How we desperately need to recover this understanding of grace. Even when the New Testament says that God has “freely given to us,” in the same breath it implores us to “freely give to others.” Paul and James both remind us that, “faith without deeds is dead.” (And that is one way to tell when you are spiritually dead, if you’re not doing Christian deeds! Next time you feel spiritually dry, ask yourself, “When did I last serve someone in the name of Jesus?”) Paul even says in Ephesians that our sole purpose for living is to do good deeds to glorify our Benefactor who has lavished upon us His wonderful grace. I wonder why “saved by grace through faith” (Eph. 2.8), is always separated from verses 9 and 10 when cited?
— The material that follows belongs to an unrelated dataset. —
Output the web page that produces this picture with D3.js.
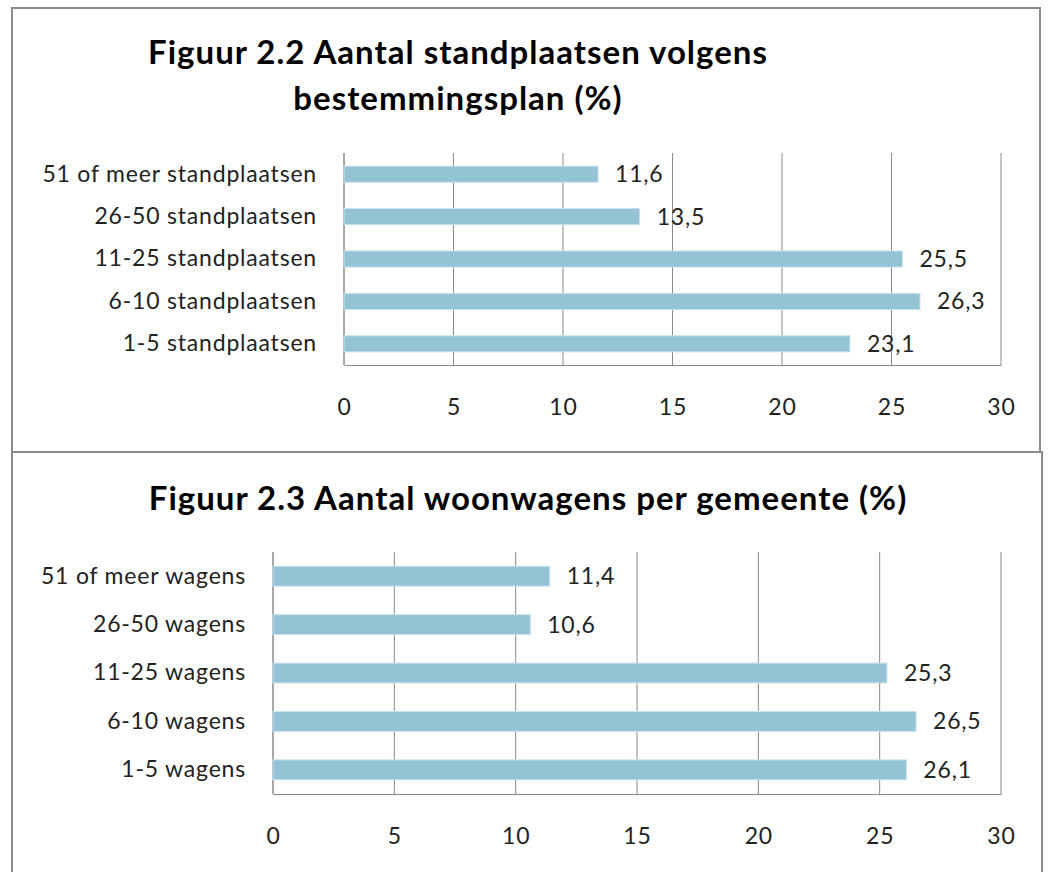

Together, the 3 verses read:

“For it is by grace that you have been saved, through faith—and this is not from yourselves, it is the gift of God—not by your own works, so that none of you can boast. For we are God’s handiwork, created in Christ Jesus to do good works, [which was God’s plan for His people all along.]”

Paul teaches (and yes, I believe that he wrote Ephesians) that we were in fact “created in Christ Jesus to do good works.” In other words, when we experienced the saving grace of Christ, there came with that an expectation, an expectation to do good works! Friends, now is the time for us to recover this understanding of grace. For too long it has been too one-sided; we’ve lost the fuller and deeper meaning of it. If you have accepted God’s grace then you are expected to do something in return for Him—to make it known to everyone else!

May we get a better understanding of grace in our Churches and in our lives and may we strive, as clients of our Benefactor, to please Him. And on a side note, in our technically and economically savvy culture today, I would argue that this understanding of God’s grace relates to a large portion of people! For too long, people have wondered, “Why, if I can abuse God’s grace as a professed Christian, could I not just stay how I am and abuse it, what’s the difference?” Well, there is a difference and we need to share it! After all, that’s what God’s clients are supposed to do.